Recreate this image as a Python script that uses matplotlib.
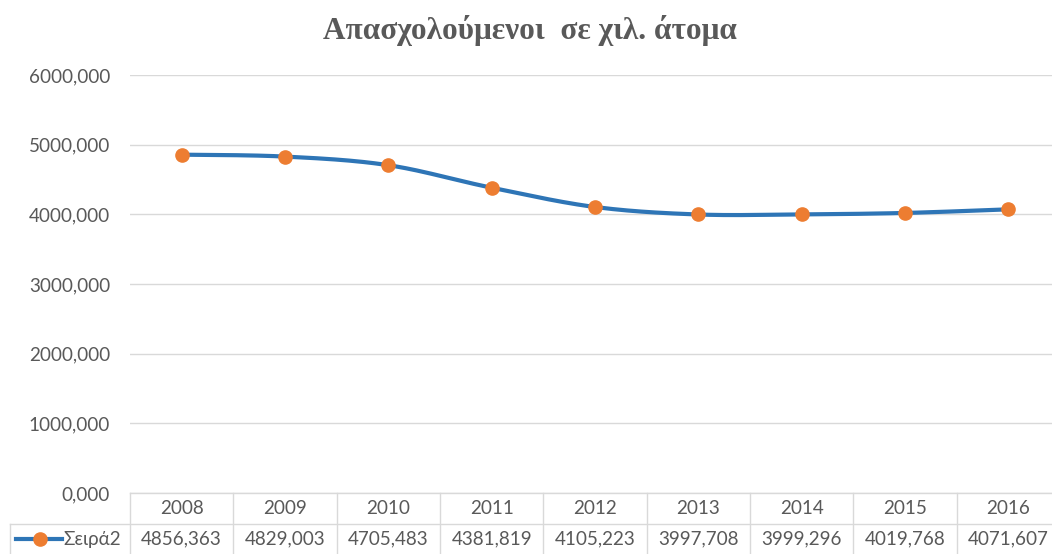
import numpy as np
import matplotlib.pyplot as plt
from matplotlib.transforms import blended_transform_factory
from matplotlib.lines import Line2D

years = ['2008', '2009', '2010', '2011', '2012', '2013', '2014', '2015', '2016']
values = [4856.363, 4829.003, 4705.483, 4381.819, 4105.223, 3997.708, 3999.296, 4019.768, 4071.607]
series_name = 'Σειρά2'
title = 'Απασχολούμενοι  σε χιλ. άτομα'
yticks = [0, 1000, 2000, 3000, 4000, 5000, 6000]

LINE_C = '#2e75b6'
MARK_C = '#ed7d31'
TXT_C = '#595959'
GRID_C = '#d9d9d9'


def fmt(v):
    return '{:.3f}'.format(v).replace('.', ',')


def smooth(xs, ys, n=30):
    # catmull-rom style smoothing, roughly like excel's smoothed line
    xs = np.asarray(xs, float)
    ys = np.asarray(ys, float)
    px = np.concatenate([[xs[0]], xs, [xs[-1]]])
    py = np.concatenate([[ys[0]], ys, [ys[-1]]])
    out_x, out_y = [], []
    for i in range(1, len(px) - 2):
        t = np.linspace(0, 1, n)
        p0, p1, p2, p3 = [np.array([px[j], py[j]]) for j in (i - 1, i, i + 1, i + 2)]
        c1 = p1 + (p2 - p0) / 6
        c2 = p2 - (p3 - p1) / 6
        pts = ((1 - t) ** 3)[:, None] * p1 + (3 * (1 - t) ** 2 * t)[:, None] * c1 \
            + (3 * (1 - t) * t ** 2)[:, None] * c2 + (t ** 3)[:, None] * p2
        out_x.extend(pts[:, 0])
        out_y.extend(pts[:, 1])
    return out_x, out_y


plt.rcParams['font.family'] = ['Lato', 'DejaVu Sans']
FS = 13.6

W, H = 1052, 554
fig = plt.figure(figsize=(W / 100, H / 100), dpi=100)
x0, x1 = 130, 1060
y0, y1 = 493, 75
ax = fig.add_axes([x0 / W, 1 - y0 / H, (x1 - x0) / W, (y0 - y1) / H])

xs = np.arange(len(years))
sx, sy = smooth(xs, values)
ax.plot(sx, sy, color=LINE_C, lw=3, solid_capstyle='round', zorder=3)
ax.plot(xs, values, 'o', color=MARK_C, ms=9.5, zorder=4)

ax.set_xlim(-0.5, len(years) - 0.5)
ax.set_ylim(0, 6000)
ax.set_yticks(yticks)
ax.set_yticklabels([fmt(v) for v in yticks])
ax.set_xticks([])
ax.tick_params(axis='y', length=0, colors=TXT_C, labelsize=FS, pad=14.4)
ax.grid(axis='y', color=GRID_C, lw=1)
for s in ax.spines.values():
    s.set_visible(False)

fig.text(530 / W, 1 - 30 / H, title, ha='center', va='center', fontsize=22.5,
         fontweight='bold', family='Liberation Serif', color=TXT_C)

# data table under the plot
tr = blended_transform_factory(ax.transData, fig.transFigure)
row_top = 1 - 493 / H
row_mid = 1 - 524 / H
row_bot = 1 - 554 / H
n = len(years)
lkw = dict(color=GRID_C, lw=1, clip_on=False)
fig.add_artist(Line2D([-0.5, n - 0.5], [row_top, row_top], transform=tr, **lkw))
fig.add_artist(Line2D([10 / W, x1 / W], [row_mid, row_mid], transform=fig.transFigure, **lkw))
fig.add_artist(Line2D([10 / W, 10 / W], [row_mid, row_bot], transform=fig.transFigure, **lkw))
for i in range(n + 1):
    fig.add_artist(Line2D([i - 0.5, i - 0.5], [row_top, row_bot], transform=tr, **lkw))
for i, (yr, v) in enumerate(zip(years, values)):
    fig.text(i, (row_top + row_mid) / 2, yr, transform=tr, ha='center', va='center',
             fontsize=FS, color=TXT_C)
    fig.text(i, (row_mid + row_bot) / 2, fmt(v), transform=tr, ha='center', va='center',
             fontsize=FS, color=TXT_C)

# legend key in the row header
ly = (row_mid + row_bot) / 2
fig.add_artist(Line2D([16 / W, 62 / W], [ly, ly], transform=fig.transFigure,
                      color=LINE_C, lw=3))
fig.add_artist(Line2D([40 / W], [ly], transform=fig.transFigure, marker='o',
                      color=MARK_C, ms=9.5, lw=0))
fig.text(63 / W, ly, series_name, ha='left', va='center', fontsize=FS, color=TXT_C)

fig.savefig('out.png', dpi=100)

---------------

Written exercise: Write out each line of the listing above, exactly, from its first line to the line holding "return out_x, out_y", inclusive. Skip the pictures.

Exercise result:
Recreate this image as a Python script that uses matplotlib.
import numpy as np
import matplotlib.pyplot as plt
from matplotlib.transforms import blended_transform_factory
from matplotlib.lines import Line2D

years = ['2008', '2009', '2010', '2011', '2012', '2013', '2014', '2015', '2016']
values = [4856.363, 4829.003, 4705.483, 4381.819, 4105.223, 3997.708, 3999.296, 4019.768, 4071.607]
series_name = 'Σειρά2'
title = 'Απασχολούμενοι  σε χιλ. άτομα'
yticks = [0, 1000, 2000, 3000, 4000, 5000, 6000]

LINE_C = '#2e75b6'
MARK_C = '#ed7d31'
TXT_C = '#595959'
GRID_C = '#d9d9d9'


def fmt(v):
    return '{:.3f}'.format(v).replace('.', ',')


def smooth(xs, ys, n=30):
    # catmull-rom style smoothing, roughly like excel's smoothed line
    xs = np.asarray(xs, float)
    ys = np.asarray(ys, float)
    px = np.concatenate([[xs[0]], xs, [xs[-1]]])
    py = np.concatenate([[ys[0]], ys, [ys[-1]]])
    out_x, out_y = [], []
    for i in range(1, len(px) - 2):
        t = np.linspace(0, 1, n)
        p0, p1, p2, p3 = [np.array([px[j], py[j]]) for j in (i - 1, i, i + 1, i + 2)]
        c1 = p1 + (p2 - p0) / 6
        c2 = p2 - (p3 - p1) / 6
        pts = ((1 - t) ** 3)[:, None] * p1 + (3 * (1 - t) ** 2 * t)[:, None] * c1 \
            + (3 * (1 - t) * t ** 2)[:, None] * c2 + (t ** 3)[:, None] * p2
        out_x.extend(pts[:, 0])
        out_y.extend(pts[:, 1])
    return out_x, out_y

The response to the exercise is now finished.